◆ The exercise
Copy the lines of the data below exactly, starting at the first and stopping after the line that contains "const seriesNames = ['Position', 'Force'];"; include no pictures.

◆ Material provided
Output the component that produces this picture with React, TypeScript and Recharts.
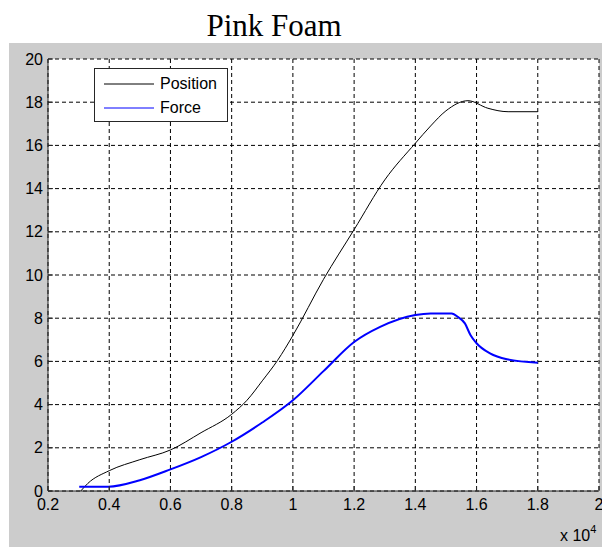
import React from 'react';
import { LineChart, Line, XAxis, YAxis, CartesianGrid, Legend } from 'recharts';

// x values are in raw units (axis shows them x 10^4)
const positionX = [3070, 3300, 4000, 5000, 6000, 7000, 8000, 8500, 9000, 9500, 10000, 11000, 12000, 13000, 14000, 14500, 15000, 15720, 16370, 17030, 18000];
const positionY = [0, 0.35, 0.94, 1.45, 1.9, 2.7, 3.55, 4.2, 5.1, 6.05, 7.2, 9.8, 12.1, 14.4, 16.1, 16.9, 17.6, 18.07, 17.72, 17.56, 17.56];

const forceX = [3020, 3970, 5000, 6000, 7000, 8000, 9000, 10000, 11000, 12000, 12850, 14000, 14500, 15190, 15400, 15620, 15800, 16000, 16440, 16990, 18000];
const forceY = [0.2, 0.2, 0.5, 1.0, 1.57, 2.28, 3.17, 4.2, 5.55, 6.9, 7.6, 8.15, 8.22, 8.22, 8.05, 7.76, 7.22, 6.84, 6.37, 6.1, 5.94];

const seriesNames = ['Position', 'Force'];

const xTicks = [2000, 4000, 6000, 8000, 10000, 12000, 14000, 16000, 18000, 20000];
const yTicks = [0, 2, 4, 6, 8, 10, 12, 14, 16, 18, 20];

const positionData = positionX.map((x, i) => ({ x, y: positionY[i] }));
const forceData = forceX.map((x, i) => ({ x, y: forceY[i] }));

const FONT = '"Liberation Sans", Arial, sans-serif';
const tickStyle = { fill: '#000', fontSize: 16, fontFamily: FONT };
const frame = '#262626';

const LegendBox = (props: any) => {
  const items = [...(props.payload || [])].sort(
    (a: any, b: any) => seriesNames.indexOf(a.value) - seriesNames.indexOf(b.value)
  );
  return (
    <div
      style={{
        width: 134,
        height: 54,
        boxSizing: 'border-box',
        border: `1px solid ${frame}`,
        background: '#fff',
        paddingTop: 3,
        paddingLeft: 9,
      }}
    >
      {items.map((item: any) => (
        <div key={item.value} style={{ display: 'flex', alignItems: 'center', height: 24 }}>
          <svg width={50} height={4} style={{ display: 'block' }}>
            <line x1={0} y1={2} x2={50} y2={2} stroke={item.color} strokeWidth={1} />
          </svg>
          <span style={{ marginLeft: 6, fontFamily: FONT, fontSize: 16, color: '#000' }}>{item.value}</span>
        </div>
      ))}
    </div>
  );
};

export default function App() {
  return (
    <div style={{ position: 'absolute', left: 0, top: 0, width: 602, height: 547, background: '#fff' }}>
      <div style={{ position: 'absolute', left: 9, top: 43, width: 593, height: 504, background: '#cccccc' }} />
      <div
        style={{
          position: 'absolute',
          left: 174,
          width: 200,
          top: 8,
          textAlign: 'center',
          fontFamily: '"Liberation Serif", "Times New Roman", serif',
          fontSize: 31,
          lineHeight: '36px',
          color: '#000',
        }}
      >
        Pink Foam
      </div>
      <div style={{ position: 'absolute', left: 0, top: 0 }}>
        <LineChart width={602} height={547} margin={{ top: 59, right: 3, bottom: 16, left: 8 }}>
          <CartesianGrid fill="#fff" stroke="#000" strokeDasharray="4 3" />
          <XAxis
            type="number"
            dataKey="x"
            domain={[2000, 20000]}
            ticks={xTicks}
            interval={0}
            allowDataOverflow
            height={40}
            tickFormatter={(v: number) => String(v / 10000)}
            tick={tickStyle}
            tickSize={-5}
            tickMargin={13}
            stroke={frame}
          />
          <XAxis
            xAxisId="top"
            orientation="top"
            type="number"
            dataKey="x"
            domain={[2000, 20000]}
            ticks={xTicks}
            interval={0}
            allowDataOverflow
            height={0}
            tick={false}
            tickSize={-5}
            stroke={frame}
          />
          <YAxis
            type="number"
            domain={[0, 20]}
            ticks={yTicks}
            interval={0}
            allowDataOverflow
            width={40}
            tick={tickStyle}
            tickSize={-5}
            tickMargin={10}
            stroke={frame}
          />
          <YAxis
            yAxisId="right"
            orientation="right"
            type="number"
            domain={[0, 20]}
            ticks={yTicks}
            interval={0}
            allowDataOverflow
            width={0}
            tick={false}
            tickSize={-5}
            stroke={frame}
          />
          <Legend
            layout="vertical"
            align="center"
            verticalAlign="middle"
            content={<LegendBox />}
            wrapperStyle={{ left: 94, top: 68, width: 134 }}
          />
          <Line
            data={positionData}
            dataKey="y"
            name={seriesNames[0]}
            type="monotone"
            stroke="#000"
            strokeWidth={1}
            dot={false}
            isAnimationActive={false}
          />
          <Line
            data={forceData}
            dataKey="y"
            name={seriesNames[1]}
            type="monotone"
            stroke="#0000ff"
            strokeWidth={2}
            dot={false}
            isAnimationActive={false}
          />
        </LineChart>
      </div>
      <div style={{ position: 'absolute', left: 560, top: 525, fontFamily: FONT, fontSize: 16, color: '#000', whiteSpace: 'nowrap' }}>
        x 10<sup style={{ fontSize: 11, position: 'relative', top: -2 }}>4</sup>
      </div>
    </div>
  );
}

◆ Solution below
Output the component that produces this picture with React, TypeScript and Recharts.
import React from 'react';
import { LineChart, Line, XAxis, YAxis, CartesianGrid, Legend } from 'recharts';

// x values are in raw units (axis shows them x 10^4)
const positionX = [3070, 3300, 4000, 5000, 6000, 7000, 8000, 8500, 9000, 9500, 10000, 11000, 12000, 13000, 14000, 14500, 15000, 15720, 16370, 17030, 18000];
const positionY = [0, 0.35, 0.94, 1.45, 1.9, 2.7, 3.55, 4.2, 5.1, 6.05, 7.2, 9.8, 12.1, 14.4, 16.1, 16.9, 17.6, 18.07, 17.72, 17.56, 17.56];

const forceX = [3020, 3970, 5000, 6000, 7000, 8000, 9000, 10000, 11000, 12000, 12850, 14000, 14500, 15190, 15400, 15620, 15800, 16000, 16440, 16990, 18000];
const forceY = [0.2, 0.2, 0.5, 1.0, 1.57, 2.28, 3.17, 4.2, 5.55, 6.9, 7.6, 8.15, 8.22, 8.22, 8.05, 7.76, 7.22, 6.84, 6.37, 6.1, 5.94];

const seriesNames = ['Position', 'Force'];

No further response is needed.